**Task instructions**
Take the lines from the head of the listing through the one bearing "(11,6) -- (1298,6);" and copy them exactly, leaving every picture out.

>> start Provided material

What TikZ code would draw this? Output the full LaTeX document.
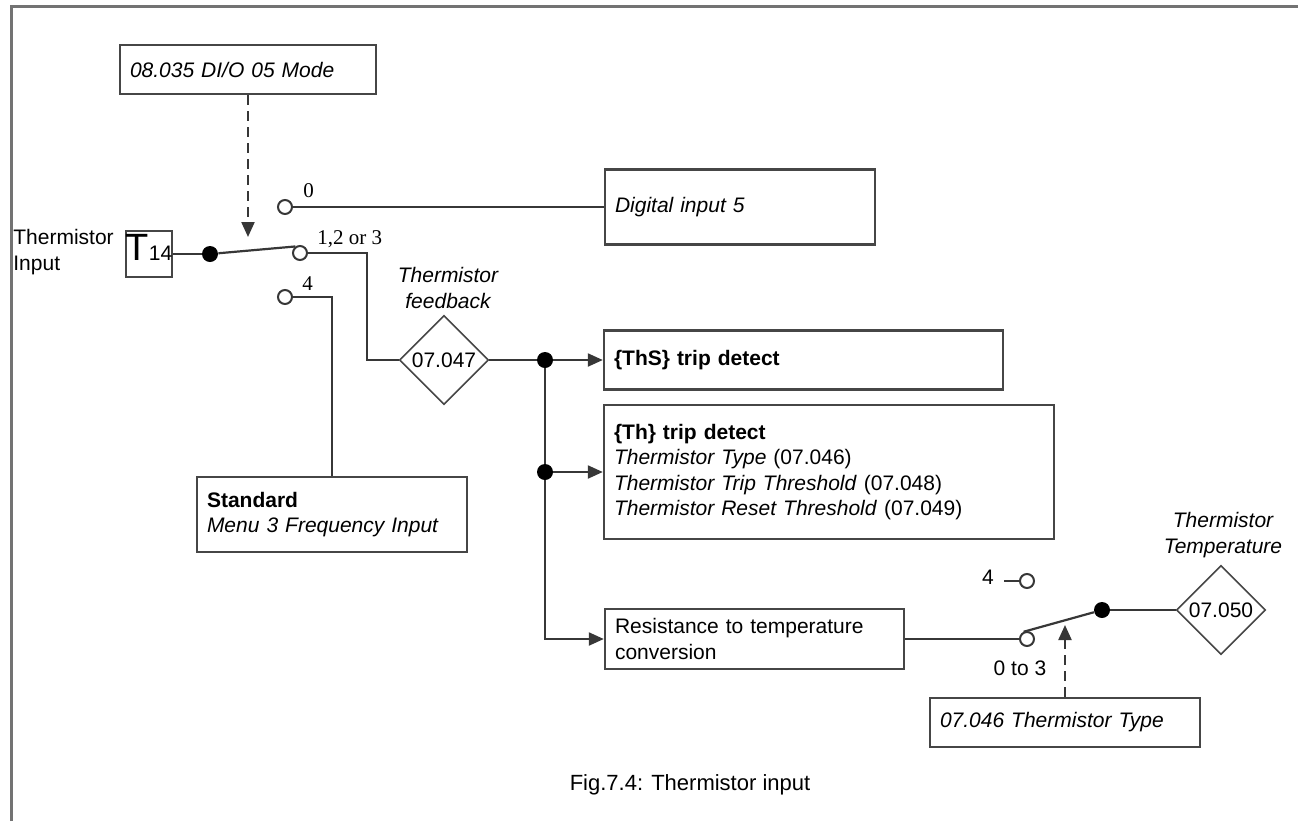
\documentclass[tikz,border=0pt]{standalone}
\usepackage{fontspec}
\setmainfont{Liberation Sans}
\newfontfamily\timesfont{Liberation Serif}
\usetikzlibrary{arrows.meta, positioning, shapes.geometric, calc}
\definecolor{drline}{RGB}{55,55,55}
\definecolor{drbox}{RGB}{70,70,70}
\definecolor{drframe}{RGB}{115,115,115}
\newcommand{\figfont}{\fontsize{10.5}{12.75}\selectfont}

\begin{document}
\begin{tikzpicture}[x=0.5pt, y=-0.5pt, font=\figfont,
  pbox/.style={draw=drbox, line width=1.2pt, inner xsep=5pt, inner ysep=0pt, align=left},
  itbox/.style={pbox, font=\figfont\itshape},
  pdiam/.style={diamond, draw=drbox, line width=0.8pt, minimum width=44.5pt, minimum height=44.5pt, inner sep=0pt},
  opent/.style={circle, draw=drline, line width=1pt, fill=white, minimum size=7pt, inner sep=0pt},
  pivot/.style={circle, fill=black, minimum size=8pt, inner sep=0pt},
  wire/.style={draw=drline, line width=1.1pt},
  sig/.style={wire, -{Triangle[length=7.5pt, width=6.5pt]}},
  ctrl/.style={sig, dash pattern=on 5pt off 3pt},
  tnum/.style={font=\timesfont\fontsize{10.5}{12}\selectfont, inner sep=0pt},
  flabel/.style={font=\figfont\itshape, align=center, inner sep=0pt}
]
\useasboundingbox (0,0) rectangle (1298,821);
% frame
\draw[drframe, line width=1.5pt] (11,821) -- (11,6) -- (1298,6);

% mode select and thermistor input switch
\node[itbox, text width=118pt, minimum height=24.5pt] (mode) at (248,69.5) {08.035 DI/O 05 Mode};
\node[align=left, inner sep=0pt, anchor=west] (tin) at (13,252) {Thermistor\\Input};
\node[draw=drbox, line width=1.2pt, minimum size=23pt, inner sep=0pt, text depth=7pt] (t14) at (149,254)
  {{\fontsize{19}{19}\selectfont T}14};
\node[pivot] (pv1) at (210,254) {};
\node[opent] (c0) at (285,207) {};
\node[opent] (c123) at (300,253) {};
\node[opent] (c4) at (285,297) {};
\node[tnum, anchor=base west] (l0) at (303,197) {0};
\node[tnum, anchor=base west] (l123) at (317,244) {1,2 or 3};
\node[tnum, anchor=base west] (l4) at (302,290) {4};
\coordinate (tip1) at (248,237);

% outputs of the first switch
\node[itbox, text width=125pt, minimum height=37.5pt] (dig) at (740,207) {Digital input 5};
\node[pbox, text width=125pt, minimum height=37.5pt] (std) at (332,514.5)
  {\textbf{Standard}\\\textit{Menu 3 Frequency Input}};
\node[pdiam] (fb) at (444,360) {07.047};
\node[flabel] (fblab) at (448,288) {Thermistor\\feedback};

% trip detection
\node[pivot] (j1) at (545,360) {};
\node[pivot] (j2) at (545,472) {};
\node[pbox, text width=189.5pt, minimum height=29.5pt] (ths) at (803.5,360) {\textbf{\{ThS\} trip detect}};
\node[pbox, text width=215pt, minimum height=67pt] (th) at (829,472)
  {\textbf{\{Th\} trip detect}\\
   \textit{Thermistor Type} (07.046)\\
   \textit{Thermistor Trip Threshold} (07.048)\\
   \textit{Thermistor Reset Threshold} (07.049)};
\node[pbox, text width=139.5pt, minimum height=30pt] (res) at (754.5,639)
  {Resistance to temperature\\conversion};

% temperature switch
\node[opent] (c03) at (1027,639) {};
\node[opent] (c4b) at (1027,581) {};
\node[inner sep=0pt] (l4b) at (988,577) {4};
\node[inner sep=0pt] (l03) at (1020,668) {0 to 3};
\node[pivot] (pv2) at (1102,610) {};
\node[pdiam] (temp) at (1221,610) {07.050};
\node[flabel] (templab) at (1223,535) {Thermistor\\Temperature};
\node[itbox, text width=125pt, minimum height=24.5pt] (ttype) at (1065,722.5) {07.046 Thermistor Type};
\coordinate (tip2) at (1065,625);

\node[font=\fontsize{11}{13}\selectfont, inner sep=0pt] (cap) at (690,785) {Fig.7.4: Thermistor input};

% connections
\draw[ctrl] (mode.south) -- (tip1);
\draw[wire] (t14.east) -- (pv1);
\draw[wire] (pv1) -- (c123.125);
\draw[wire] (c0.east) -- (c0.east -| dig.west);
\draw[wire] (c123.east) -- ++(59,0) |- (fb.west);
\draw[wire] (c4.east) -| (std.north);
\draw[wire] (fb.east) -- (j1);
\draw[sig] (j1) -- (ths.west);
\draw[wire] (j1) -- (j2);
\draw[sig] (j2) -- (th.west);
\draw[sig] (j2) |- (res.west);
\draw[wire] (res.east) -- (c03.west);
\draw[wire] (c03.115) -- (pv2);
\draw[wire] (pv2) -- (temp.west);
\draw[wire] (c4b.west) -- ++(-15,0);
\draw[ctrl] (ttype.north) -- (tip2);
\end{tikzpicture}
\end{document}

>> end Provided material

**Reply**
What TikZ code would draw this? Output the full LaTeX document.
\documentclass[tikz,border=0pt]{standalone}
\usepackage{fontspec}
\setmainfont{Liberation Sans}
\newfontfamily\timesfont{Liberation Serif}
\usetikzlibrary{arrows.meta, positioning, shapes.geometric, calc}
\definecolor{drline}{RGB}{55,55,55}
\definecolor{drbox}{RGB}{70,70,70}
\definecolor{drframe}{RGB}{115,115,115}
\newcommand{\figfont}{\fontsize{10.5}{12.75}\selectfont}

\begin{document}
\begin{tikzpicture}[x=0.5pt, y=-0.5pt, font=\figfont,
  pbox/.style={draw=drbox, line width=1.2pt, inner xsep=5pt, inner ysep=0pt, align=left},
  itbox/.style={pbox, font=\figfont\itshape},
  pdiam/.style={diamond, draw=drbox, line width=0.8pt, minimum width=44.5pt, minimum height=44.5pt, inner sep=0pt},
  opent/.style={circle, draw=drline, line width=1pt, fill=white, minimum size=7pt, inner sep=0pt},
  pivot/.style={circle, fill=black, minimum size=8pt, inner sep=0pt},
  wire/.style={draw=drline, line width=1.1pt},
  sig/.style={wire, -{Triangle[length=7.5pt, width=6.5pt]}},
  ctrl/.style={sig, dash pattern=on 5pt off 3pt},
  tnum/.style={font=\timesfont\fontsize{10.5}{12}\selectfont, inner sep=0pt},
  flabel/.style={font=\figfont\itshape, align=center, inner sep=0pt}
]
\useasboundingbox (0,0) rectangle (1298,821);
% frame
\draw[drframe, line width=1.5pt] (11,821) -- (11,6) -- (1298,6);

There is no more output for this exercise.